Society benefits when we name enablers. It forces reflection, as with #MeToo exposing sexual harassment deniers. Similarly, anti-racism movements like Black Lives Matter highlight passive complicity. In Australia, this case parallels broader failures, like the NT police racism admissions in 2024.
Broader Implications: Building a Society of Active Empathy
Extending this, how do we foster relatability? Education is key, curricula incorporating diverse histories, like Australia’s Indigenous perspectives. Media representation normalises experiences. Personal stories, like my doctor’s, humanise issues.
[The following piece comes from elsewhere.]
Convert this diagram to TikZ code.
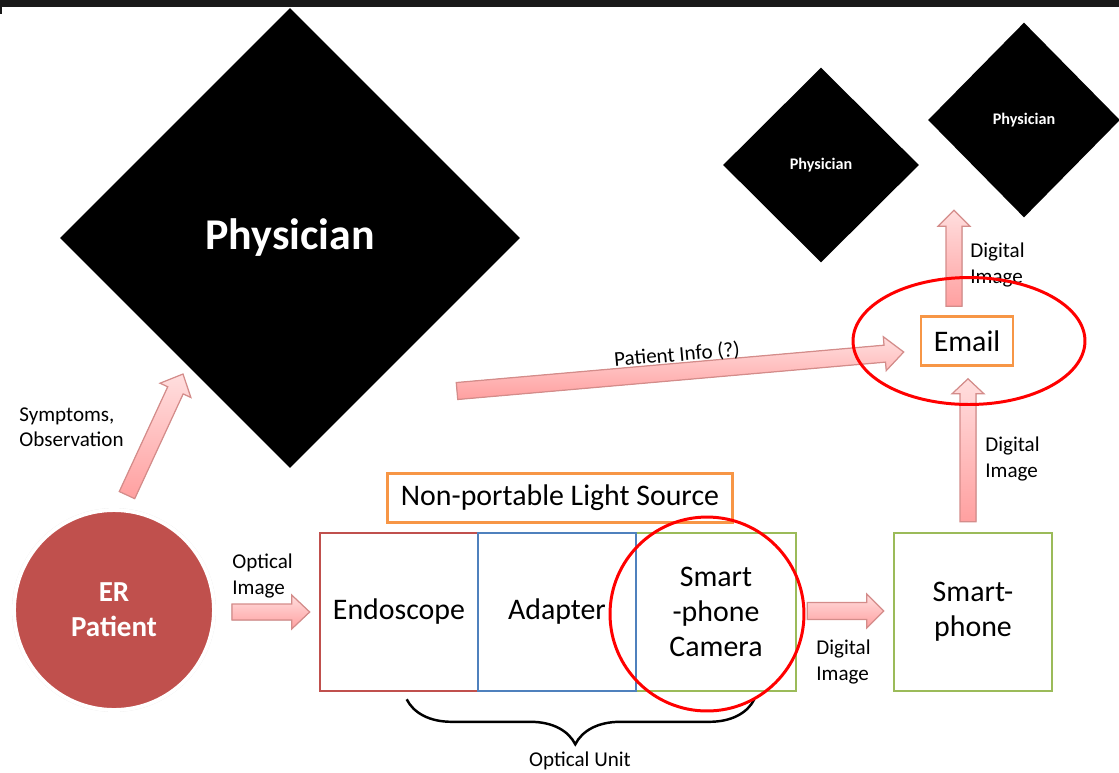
\documentclass[tikz,border=0pt]{standalone}
\usepackage{fontspec}
\setmainfont{Carlito}
\usepackage{tikz}
\usetikzlibrary{arrows.meta,positioning,shapes.geometric,calc,shadows,decorations.pathreplacing}
\usepackage{xcolor}
\definecolor{erred}{RGB}{192,80,77}
\definecolor{boxblue}{RGB}{79,129,189}
\definecolor{boxgreen}{RGB}{155,187,89}
\definecolor{boxorange}{RGB}{247,150,70}
\definecolor{arrowlight}{RGB}{255,222,222}
\definecolor{arrowdark}{RGB}{255,160,160}
\definecolor{arrowedge}{RGB}{212,140,138}
\tikzset{
    physbox/.style={diamond, fill=black, text=white, font=\bfseries, inner sep=0pt, aspect=1},
    unitbox/.style={draw, line width=1.5pt, fill=white, align=center, font=\fontsize{17}{20}\selectfont, minimum width=3.16cm, minimum height=3.16cm},
    tagbox/.style={draw=boxorange, line width=1.5pt, fill=white, align=center, font=\fontsize{17}{20}\selectfont, minimum height=0.98cm},
    fatarrow/.style={draw=arrowedge, line width=0.7pt, top color=arrowlight, bottom color=arrowdark, line join=miter},
    arrowlabel/.style={align=left, anchor=west, inner sep=0pt, font=\fontsize{12}{14.5}\selectfont},
    hilite/.style={draw=red, line width=1.7pt}
}
% block arrow: start, end, half shaft, half head, head length
\newcommand{\fatarrow}[5]{%
    \coordinate (fa-a) at (#1);
    \coordinate (fa-b) at (#2);
    \coordinate (fa-h) at ($(fa-b)!#5!(fa-a)$);
    \filldraw[fatarrow] ($(fa-a)!#3!90:(fa-b)$) -- ($(fa-h)!#3!90:(fa-b)$) -- ($(fa-h)!#4!90:(fa-b)$) -- (fa-b)
        -- ($(fa-h)!#4!-90:(fa-b)$) -- ($(fa-h)!#3!-90:(fa-b)$) -- ($(fa-a)!#3!-90:(fa-b)$) -- cycle;
}
\begin{document}
\begin{tikzpicture}[x=0.02cm, y=-0.02cm]
        \useasboundingbox (0,0) rectangle (1119,772);
        \fill[black!90] (0,0) rectangle (1119,7);
        \fill[black!90] (0,7) rectangle (2,14);

        \node[physbox, minimum width=9.2cm, minimum height=9.2cm, font=\bfseries\fontsize{25}{30}\selectfont] (phys) at (290,238) {\raisebox{-0.08cm}{Physician}};
        \node[physbox, minimum width=3.92cm, minimum height=3.9cm, font=\bfseries\fontsize{9.2}{11}\selectfont] (physA) at (821,165) {Physician};
        \node[physbox, minimum width=3.84cm, minimum height=3.9cm, font=\bfseries\fontsize{9.2}{11}\selectfont] (physB) at (1024,120) {Physician};

        \node[circle, fill=erred, draw=white, line width=2.2pt, minimum size=4cm, text=white, align=center,
              font=\bfseries\fontsize{16.5}{20}\selectfont,
              drop shadow={opacity=0.2, shadow xshift=0pt, shadow yshift=0pt, shadow scale=1.02}] (er) at (114,610) {ER\\Patient};

        \node[unitbox, draw=erred] (endo) at (399,612) {Endoscope};
        \node[unitbox, draw=boxgreen, minimum width=3.2cm] (cam) at (716,612) {Smart\\-phone\\Camera};
        \node[unitbox, draw=boxblue] (adapt) at (557,612) {Adapter};
        \node[unitbox, draw=boxgreen] (phone) at (973,612) {Smart-\\phone};
        \node[tagbox, minimum width=6.9cm] (light) at (560,498) {Non-portable Light Source};
        \node[tagbox, minimum width=1.84cm] (email) at (967,341) {Email};

        \fatarrow{$(er.north)+(13,-13)$}{$(phys.center)+(-107,136)$}{0.17cm}{0.34cm}{0.36cm}
        \fatarrow{$(er.east)+(16,2)$}{$(endo.west)+(-9,0)$}{0.16cm}{0.34cm}{0.36cm}
        \fatarrow{$(phys.center)+(167,153)$}{$(email.west)+(-16,11)$}{0.17cm}{0.34cm}{0.38cm}
        \fatarrow{$(cam.east)+(10,-1)$}{$(phone.west)+(-9,-1)$}{0.17cm}{0.34cm}{0.34cm}
        \fatarrow{$(phone.north)+(-5,-10)$}{$(email.south)+(1,12)$}{0.16cm}{0.32cm}{0.3cm}
        \fatarrow{$(email.north)+(-13,-9)$}{$(email.north)+(-13,-105)$}{0.16cm}{0.32cm}{0.32cm}

        \node[arrowlabel] (symp) at (19,427) {Symptoms,\\Observation};
        \node[arrowlabel] (optimg) at (232,576) {Optical\\Image};
        \node[arrowlabel] (dig1) at (816,662) {Digital\\Image};
        \node[arrowlabel] (dig2) at (985,459) {Digital\\Image};
        \node[arrowlabel] (dig3) at (970,265) {Digital\\Image};
        \node[font=\fontsize{12}{14.5}\selectfont, rotate=5, inner sep=0pt] (pinfo) at (677,355) {Patient Info (?)};

        \draw[line width=1.4pt, decorate, decoration={brace, mirror, amplitude=0.9cm, aspect=0.485}]
            ($(endo.south west)+(88,7)$) -- ($(cam.south east)+(-43,7)$) coordinate (braceend);
        \node[font=\fontsize{12}{14.5}\selectfont, inner sep=0pt] (unit) at (580,761) {Optical Unit};

        \draw[hilite] (707,614) circle [radius=1.94cm];
        \draw[hilite] (969,341) ellipse [x radius=2.32cm, y radius=1.27cm];
    \end{tikzpicture}
\end{document}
For leaders, ethical training and diversity quotas ensure varied viewpoints. Whistleblower protections encourage calling out bias.
In my saga, resolution requires investigation, apologies, compensation and reforms. But it’s symbolic of larger fights: against denial in climate change, inequality, or violence. For instance, environmental racism affects Indigenous communities disproportionately, yet non-affected groups deny urgency.
Ultimately, the doctor’s words remind us: inexperience breeds blindness, but wilful ignorance is a choice. By relating through empathy, we build inclusive societies. Community programs, like cultural exchanges, can help white Australians experience Indigenous realities, reducing denial.
Conclusion: The Imperative of Action
Reflecting on the doctor’s words, I’ve seen how inexperience breeds denial in rape and racism. The Voice showed varied motivations, but my two-decade saga, centred on Angel Marina’s bigotry, Constable Rowena Penfold’s enabling misconduct, and the 2004 strategy meeting’s fit-up orchestrated by Tu Pham, Mike Harris, and Philip Mitchell to derail the Human Rights Commission application reveals how passivity empowers harm.
Leaders must call out racism, Marina, Penfold, Pham, Harris, Mitchell and Garrison exemplify failures that demand scrutiny. Let’s choose empathy over ease, action over indolence. Only then can we build a just world.